Monsieur Paul CHANTRET, aujourd’hui médecin retraité à Calais, se rappelle de son séjour à Sainte-Ménehould, entre le 1er janvier et le 17 mai 1940, alors que lui et sa famille y étaient réfugiés :
Mes parents et mes trois frères et sœurs habitions depuis un an à Longwy (54) et étions en vacances à Bray-Dunes, dernière plage avant la frontière belge, au moment de la déclaration de la guerre.
Mon père jugea prudent de nous y laisser quelques mois, pendant qu’il prospectait des régions plus proches de Longwy ( en zone des armées) pour trouver un gîte à sa famille. Il faut dire qu’à l’époque, il ne possédait, pour venir nous voir un week-end sur deux, qu’une petite moto de cinquante centimètre cubes de cylindrée.
C’est ainsi que nous arrivâmes à Sainte-Ménehould, pendant les vacances de Noël 1939, dans cette maison au bord de l’eau, Rue des Prés.
La maison de la Rue des Prés, actuellement celle de Mme Frédérique HUSSON,qui jouxte le pont de la Rue des Prés.
Nous pûmes y reprendre nos études interrompues depuis six mois. J’étais alors en troisième au collège installé provisoirement dans une grande villa.
Nous, les enfants, y vécûmes des jours heureux, découvrîmes les plaisirs de la pêche, les joies du patinage sur l’Aisne gelée, de nouveaux camarades de classe. Je me souviens de GUNTZ, réfugié alsacien, d’OBELIANNE, déjà une fine gaule, qui nous a initiés à la pêche.
La meilleure élève de ma classe était une fille, Melle VOUILMY .
Jusqu’au coup de tonnerre du 10 mai, je ne m’attarderai pas à décrire le sifflement et le fracas des bombes, le hurlement des stukas en piqué, le mugissement de fin du monde des sirènes d’alerte.
Parmi mes souvenirs, celui des toiles d’araignée que je contemplais quand nous étions réfugiés dans le caveau voûté semi-enterré. Ces toiles vibraient sous l’impulsion des explosions, comme si elles étaient en métal et tendues comme des cordes à piano. C’est aussi après le plus éprouvant des bombardements, la vision de l’Aisne charriant un tapis de rameaux feuillus, comme si elle se préparait à quelque procession.
C’est également, de l’autre côté de la rivière, la présence rassurante du boulanger , sortant paisiblement d’un cabinet d’aisance, style cabine téléphonique en planches, isolé au fond de son jardin et nous décrivant les différentes évolutions des stukas.
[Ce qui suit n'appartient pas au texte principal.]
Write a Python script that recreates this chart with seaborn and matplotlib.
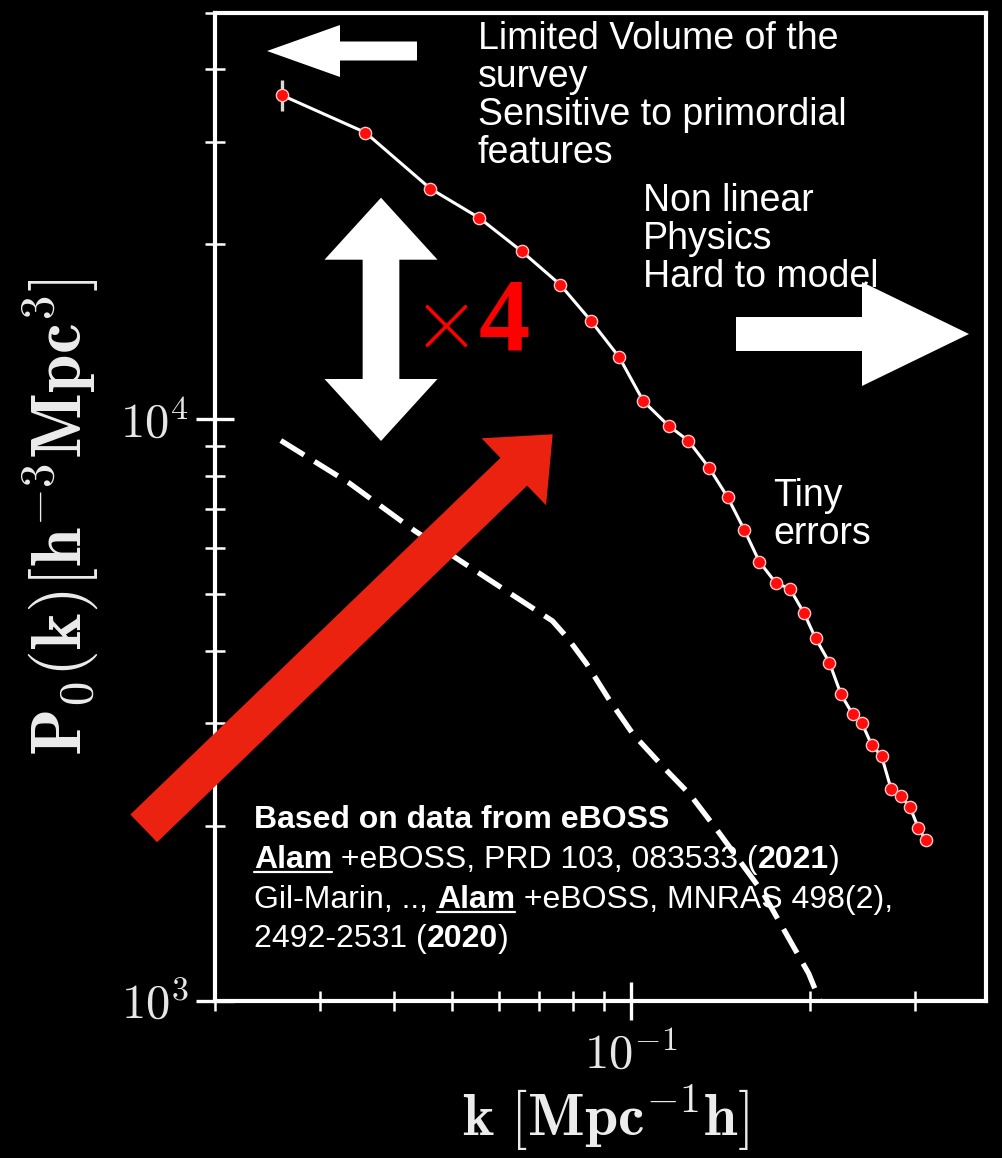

La flèche indique le caveau semi-enterré où nous nous réfugions pendant les bombardements, abri ô combien illusoire !
C’est peut-être après ce raid que le bruit avait couru d’une cinquantaine de victimes Place de l’Hôtel de Ville et que mes parents prirent la décision de fuir ces lieux maudits. Mon père nous avait rejoints dès le début des événements. Il avait fait l’acquisition, le 7 mai ( !) d’une 202 d’occasion, réparée après un accident, mais à laquelle il manquait le pare brise.
A mon père manquait aussi le permis de conduire (il avait été recalé lors de sa première tentative) et, par voie de conséquence, l’assurance.
Nous partions, sans le savoir, pour un tour de France mouvementé, mais nous avions coupé les ponts à jamais avec Sainte-Ménehould.
Ce témoignage est complété par celui de Francis, jeune frère de Paul CHANTRET, né en 1928 :
Nous sommes arrivés à Sainte-Ménehould au début de l’hiver 1939-40 pour y passer la guerre bien à l’abri de ses vicissitudes, comme l’espérait notre père. Celui-ci ignorait la proximité d’un réseau ferré dont l’importance stratégique nous fut révélée dans le fracas des bombes lâchées par les stukas au cours du joli mois de mai 1940
Très éprouvés, en particulier notre jeune sœur qui était à bout de nerfs, après plusieurs jours de bombardements intenses et permanents, nous avons pu nous échapper de cet enfer, notre père ayant réussi à nous rejoindre. Nous avons ainsi pris la route du sud, le 17 mai, dans une Peugeot 202 bien chargée : trois adultes et quatre adolescents, sans compter deux malles sur le toit.